The Guys expect to preserve much of the menu initially. As they learn customers’ tastes, they’ll slowly make changes to dishes. 

Crawford plans on adding Northeastern fare “with California seasonality and a California twist. We’ll do a couple more entrees and possibly transition into seafood. I’m thinking of smaller sociable plates, things that can be shared. We may do some events in summertime, maybe clam bakes and seafood boils,” he said. “We want to consolidate to some degree without scaring off the regulars.”

Brunch will become a regular offering on weekends. “We want to use that patio space. It’s great to sit outside on nice days,” said Crawford, who is originally from North Carolina. He’s worked in Hawai’i and for Michael Mina’s restaurant group.

Christiansen brings experience from Tres Agaves and EPIC Roasthouse. Cooney met Christiansen in 2008, when the two worked together at EPIC. 

Potrero Hill residents who have visited Tempest and Louie’s can expect to see some familiar faces. The Guys plan to “intermingle” staff from their different restaurants, especially to cover the Yankee’s late-night dinner shift, from 10 p.m. to 1 a.m., and keep the doors open til 2 a.m.

Cooney said the Guys have known one another for seven years. They stay successful by hiring responsible, reliable staff.  “It’s just a big family. We’re not micromanaging,” said Cooney.

“We have a great mix of people who are staff. All we really work with are our friends and family. We rely on those people to make responsible decisions,” said Christiansen.

Frisbie is excited that he found new owners who will maintain the Yankee’s atmosphere. “If someone came in here and turned the Yankee into a tapas bourbon emporium, it would kill me,” said Frisbie.  “These guys have a tradition of keeping the old school bars as they are.”

The Yankee first opened as “Hilda’s Saloon,” in 1907. Hilda and her husband, Giovanni Salvotti, built the business by hand using wood from a post-earthquake Red Cross recovery shack. The saloon was also a boarding house that offered a four-course meal with wine for 25 cents. Hilda made the wine in the basement.

Hilda later divorced Giovanni and managed the business herself. During Prohibition, she leased it to Terry and Johnny Murnane. The Murnanes ran a bootlegging operation in the saloon’s basement and a speakeasy in the upstairs apartment next door. In 1924. the federal government padlocked the saloon for six months.

In 1926, Hilda passed away, leaving the business to her sons, Jules and Emil. The brothers renamed the bar “Salvotti’s” and ran it as a lunch room for 47 years. In 1975, Jules sold the business to local artist and former art director of Rolling Stone magazine, Robert David Kingsbury, and Kingsbury’s partner, Charles Michaels. The business was changed into a restaurant and named “Connecticut Central.”
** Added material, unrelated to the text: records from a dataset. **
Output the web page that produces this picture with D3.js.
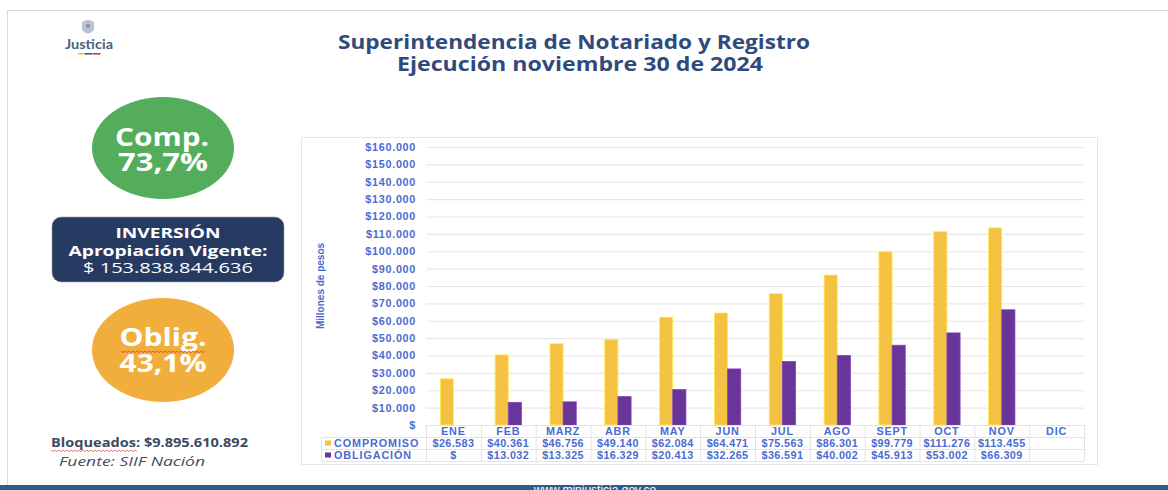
<!DOCTYPE html>
<html>
<head>
<meta charset="utf-8">
<script src="https://cdn.jsdelivr.net/npm/d3@7"></script>
<style>
  body { margin:0; background:#fff; }
</style>
</head>
<body>
<svg id="chart" width="1168" height="490" font-family="'Liberation Sans', Arial, sans-serif"></svg>
<script>
// data
const months = ["ENE","FEB","MARZ","ABR","MAY","JUN","JUL","AGO","SEPT","OCT","NOV","DIC"];
const compromiso = [26583, 40361, 46756, 49140, 62084, 64471, 75563, 86301, 99779, 111276, 113455, null];
const obligacion = [0, 13032, 13325, 16329, 20413, 32265, 36591, 40002, 45913, 53002, 66309, null];
const seriesNames = ["COMPROMISO", "OBLIGACIÓN"];
const seriesColors = ["#f5c142", "#6a3598"];
const yTicks = d3.range(0, 160001, 10000);

const svg = d3.select("#chart");
const blue = "#4a6bd2";
const fmtNum = d3.formatLocale({decimal:",", thousands:".", grouping:[3], currency:["$",""]}).format(",d");
const money = v => v == null ? "" : (v === 0 ? "$" : "$" + fmtNum(v));

// stretch a text to the width it has in the picture
const fit = (sel, w) => sel.attr("textLength", w).attr("lengthAdjust", "spacingAndGlyphs");

// page frame
svg.append("rect").attr("x",7.5).attr("y",10.5).attr("width",1200).attr("height",480)
  .attr("fill","none").attr("stroke","#d9d9d9");
svg.append("rect").attr("x",0).attr("y",485).attr("width",1168).attr("height",5).attr("fill","#2f5b8c");
svg.append("text").attr("x",595).attr("y",494).attr("text-anchor","middle")
  .attr("fill","#fff").attr("font-size",12).text("www.minjusticia.gov.co");

// logo
const logo = svg.append("g");
logo.append("path").attr("d","M82,22 Q88,18 94,22 L94,30 Q88,37 82,30 Z").attr("fill","#b9c2d0");
logo.append("circle").attr("cx",88).attr("cy",26).attr("r",2.2).attr("fill","#8e9ab0");
logo.append("text").attr("x",89).attr("y",49).attr("text-anchor","middle")
  .attr("font-family","Lato, sans-serif").attr("font-weight",700).attr("font-size",13)
  .attr("fill","#4a5f85").text("Justicia").call(fit, 48);
[["#f2c230",78],["#3056a6",85],["#d8372f",93]].forEach(([c,x])=>{
  logo.append("rect").attr("x",x).attr("y",53).attr("width",7.5).attr("height",1.6).attr("fill",c);
});

// title
const title = svg.append("g").attr("font-family","'Open Sans', sans-serif").attr("font-weight",700)
  .attr("fill","#2f4b7c").attr("font-size",19).attr("text-anchor","middle");
title.append("text").attr("x",574).attr("y",49).text("Superintendencia de Notariado y Registro").call(fit, 472);
title.append("text").attr("x",580).attr("y",71).text("Ejecución noviembre 30 de 2024").call(fit, 366);

// left panel
const wavy = (x0, x1, y) => {
  let d = `M${x0},${y}`;
  for (let x = x0, k = 0; x < x1; x += 2, k++) d += ` L${x+2},${y + (k%2 ? 0 : 1.6)}`;
  return d;
};
const left = svg.append("g").attr("font-family","'Open Sans', sans-serif").attr("font-weight",700)
  .attr("text-anchor","middle").attr("fill","#fff");
left.append("ellipse").attr("cx",163).attr("cy",148).attr("rx",71).attr("ry",51).attr("fill","#53ad5b");
left.append("text").attr("x",162).attr("y",146).attr("font-size",25.5).text("Comp.").call(fit, 94);
left.append("text").attr("x",163).attr("y",171).attr("font-size",25.5).text("73,7%").call(fit, 90);

left.append("rect").attr("x",52).attr("y",217).attr("width",232).attr("height",65).attr("rx",9)
  .attr("fill","#263a62").attr("stroke","#9aa3b5").attr("stroke-width",0.6);
left.append("text").attr("x",168).attr("y",238).attr("font-size",15).text("INVERSIÓN").call(fit, 105);
left.append("text").attr("x",168).attr("y",256).attr("font-size",15).text("Apropiación Vigente:").call(fit, 199);
left.append("text").attr("x",168).attr("y",273).attr("font-size",15).attr("font-weight",400)
  .text("$ 153.838.844.636").call(fit, 170);

left.append("ellipse").attr("cx",163).attr("cy",350).attr("rx",71).attr("ry",52).attr("fill","#f2ae3c");
left.append("text").attr("x",163).attr("y",346).attr("font-size",25.5).text("Oblig.").call(fit, 87);
left.append("path").attr("d",wavy(121,205,351)).attr("fill","none").attr("stroke","#e0403a").attr("stroke-width",0.8);
left.append("text").attr("x",163).attr("y",372).attr("font-size",25.5).text("43,1%").call(fit, 87);

svg.append("text").attr("x",51).attr("y",447).attr("font-family","'Open Sans', sans-serif")
  .attr("font-weight",700).attr("font-size",13).attr("fill","#3c4a62")
  .text("Bloqueados: $9.895.610.892").call(fit, 197);
svg.append("path").attr("d",wavy(51,136,450)).attr("fill","none").attr("stroke","#e0403a").attr("stroke-width",0.7);
svg.append("text").attr("x",59).attr("y",466).attr("font-family","'Open Sans', sans-serif")
  .attr("font-style","italic").attr("font-size",13).attr("fill","#454c5c")
  .text("Fuente: SIIF Nación").call(fit, 146);

// chart area
svg.append("rect").attr("x",301.5).attr("y",137.5).attr("width",796).attr("height",327)
  .attr("fill","#fff").attr("stroke","#e6e6e6");

const x = d3.scaleBand().domain(months).range([426,1084]).paddingInner(0.52).paddingOuter(0.26);
const step = x.step();
const xs = d3.scaleBand().domain(seriesNames).range([0, x.bandwidth()]);
const y = d3.scaleLinear().domain([0,160000]).range([425,147]);

// grid lines
svg.append("g").selectAll("line").data(yTicks.slice(1)).join("line")
  .attr("x1",426).attr("x2",1084).attr("y1",d=>y(d)+0.5).attr("y2",d=>y(d)+0.5)
  .attr("stroke","#e8e8e8").attr("stroke-width",1.2);

// y axis
const yAxis = svg.append("g").attr("transform","translate(426,0)")
  .call(d3.axisLeft(y).tickValues(yTicks).tickSize(0).tickPadding(10).tickFormat(money));
yAxis.select(".domain").remove();
yAxis.attr("font-family",null);
yAxis.selectAll("text").attr("fill",blue).attr("font-weight",700).attr("font-size",10.8)
  .attr("letter-spacing",0.7);

svg.append("text").attr("transform","translate(324,286) rotate(-90)").attr("text-anchor","middle")
  .attr("font-family","'Liberation Sans Narrow', 'Liberation Sans', sans-serif")
  .attr("font-weight",700).attr("font-size",10).attr("fill",blue).text("Millones de pesos");

// bars
const series = [compromiso, obligacion];
series.forEach((vals, si) => {
  const edge = d3.color(seriesColors[si]).brighter(0.6);
  svg.append("g").selectAll("rect").data(months.map((m,i)=>({m, v: vals[i]})).filter(d=>d.v))
    .join("rect")
    .attr("x", d => x(d.m) + xs(seriesNames[si]))
    .attr("width", xs.bandwidth())
    .attr("y", d => y(d.v))
    .attr("height", d => y(0) - y(d.v))
    .attr("fill", seriesColors[si])
    .attr("stroke", edge).attr("stroke-width",0.8);
});

// data table
const rowY = [425, 437, 449, 461];
const tbl = svg.append("g");
tbl.selectAll("line.v").data(d3.range(13)).join("line")
  .attr("x1", i => 426 + i*step + 0.5).attr("x2", i => 426 + i*step + 0.5)
  .attr("y1", rowY[0]).attr("y2", rowY[3]).attr("stroke","#e3e3e3");
tbl.selectAll("line.h").data(rowY).join("line")
  .attr("x1", (d,i) => i === 0 ? 426 : 321).attr("x2", 1084)
  .attr("y1", d => d + 0.5).attr("y2", d => d + 0.5).attr("stroke","#e3e3e3");
tbl.append("line").attr("x1",321.5).attr("x2",321.5).attr("y1",rowY[1]).attr("y2",rowY[3]).attr("stroke","#e3e3e3");

const cellText = (g) => g.attr("fill",blue).attr("font-weight",700).attr("font-size",10.8)
  .attr("text-anchor","middle").attr("letter-spacing",0.4);
tbl.append("g").call(cellText).selectAll("text").data(months).join("text")
  .attr("x", m => x(m) + x.bandwidth()/2).attr("y", rowY[0] + 9.5).attr("letter-spacing",0.8).text(m => m);
series.forEach((vals, si) => {
  tbl.append("g").call(cellText).selectAll("text").data(months).join("text")
    .attr("x", m => x(m) + x.bandwidth()/2).attr("y", rowY[si+1] + 9.5)
    .text((m,i) => money(vals[i]));
  tbl.append("rect").attr("x",325).attr("y",rowY[si+1]+3.5).attr("width",6).attr("height",5)
    .attr("fill",seriesColors[si]);
  tbl.append("text").attr("x",334).attr("y",rowY[si+1]+9.5).attr("fill",blue)
    .attr("font-weight",700).attr("font-size",10.8).attr("letter-spacing",0.9)
    .text(seriesNames[si]);
});
</script>
</body>
</html>
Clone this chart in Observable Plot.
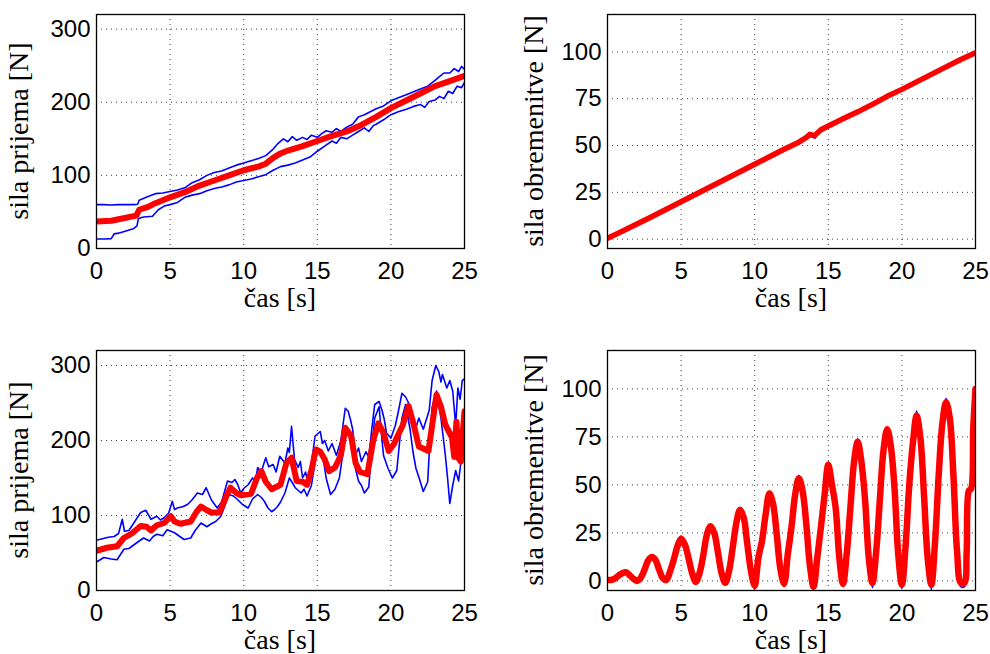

The saloon changed hands and names a few more times in the mid-1980s. Its pre-Yankee incarnation was as a bar,  “Jackdaw,” named after a sign shaped like a crow hung by then-owner Vida Daw.

In 1988, Frisbie and a partner sold their baseball cards to buy the saloon. They renamed it The Connecticut Yankee and ran it together until 1997. Frisbie stayed on after his prior partner left, seeing the saloon through three Red Sox World Series victories, three Giants World Series victories, two Patriots’ Super Bowl championships, and one 49ers Super Bowl championship.

Frisbie and the Guys confirmed there won’t be a going-away party or a grand re-opening.

Christiansen said the Guys welcome feedback and look forward to hearing from regulars and new customers. “I think it’s more of you go in and you work the place for a while. Then the place speaks to you. It lets you know what needs to be done to it. If you go in with a set game plan, I don’t think it will work. You learn what makes a bar a better place, a more functional place, by listening to the regulars and the employees. That’s really all it’s going to take. We’re looking forward to it,” said Christiansen.